Pumpkin Zucchini Chocolate Chip Muffins

A delicious, low-fat pumpkin muffin with a touch of vegetables and some sweet chocolate chips! A healthy alternative to other sugary breakfast options.
Prep Time 15 minutes
Cook Time 20 minutes
Course Breakfast
Servings 12


  • 1 1/2 cup wheat flour or white flour
  • 1 tsp baking soda
  • 1/4 tsp salt
  • 2 tsp cinnamon
  • 1/2 tsp ground ginger
  • 1/2 tsp nutmeg
  • 1/4 tsp ground cloves
  • 3/4 cup canned pumpkin puree
  • 1 cup shredded zucchini squeezed of excess moisture
  • 1/3 cup honey (or pure maple syrup)
  • 1 tbsp olive or coconut oil
  • 1 egg
  • 1 tsp vanilla extract
  • 1/2 cup unsweetened vanilla almond milk
  • 1/2 cup chocolate chips


  • Wash your hands with soap and water.
  • Preheat oven to 350 degrees F. Grease muffin tin with nonstick cooking spray.
  • In a large bowl, whisk together flour, baking soda, salt, cinnamon, ginger, nutmeg, and cloves.
  • In a separate bowl, combine pumpkin, zucchini, honey, oil, egg and vanilla until well combined and smooth.
  • Whish in almond milk.

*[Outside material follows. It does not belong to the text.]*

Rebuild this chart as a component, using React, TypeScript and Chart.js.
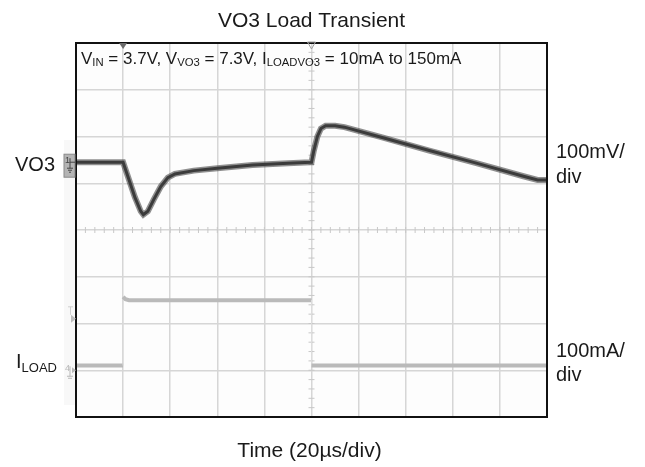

Add wet ingredients to dry ingredients and mix until just combined. Gently fold in chocolate chips, reserving a few for sprinkling on top.
  • Bake for 20 minutes or until a toothpick comes out clean. Remove muffin pan from oven and allow muffins to cool in pan for 10 minutes. Remove muffins from pan and transfer to wire rack to finish cooling.


Optional: Add 1/2 cup of unsweetened shredded coconut to make these muffins a bit sweeter.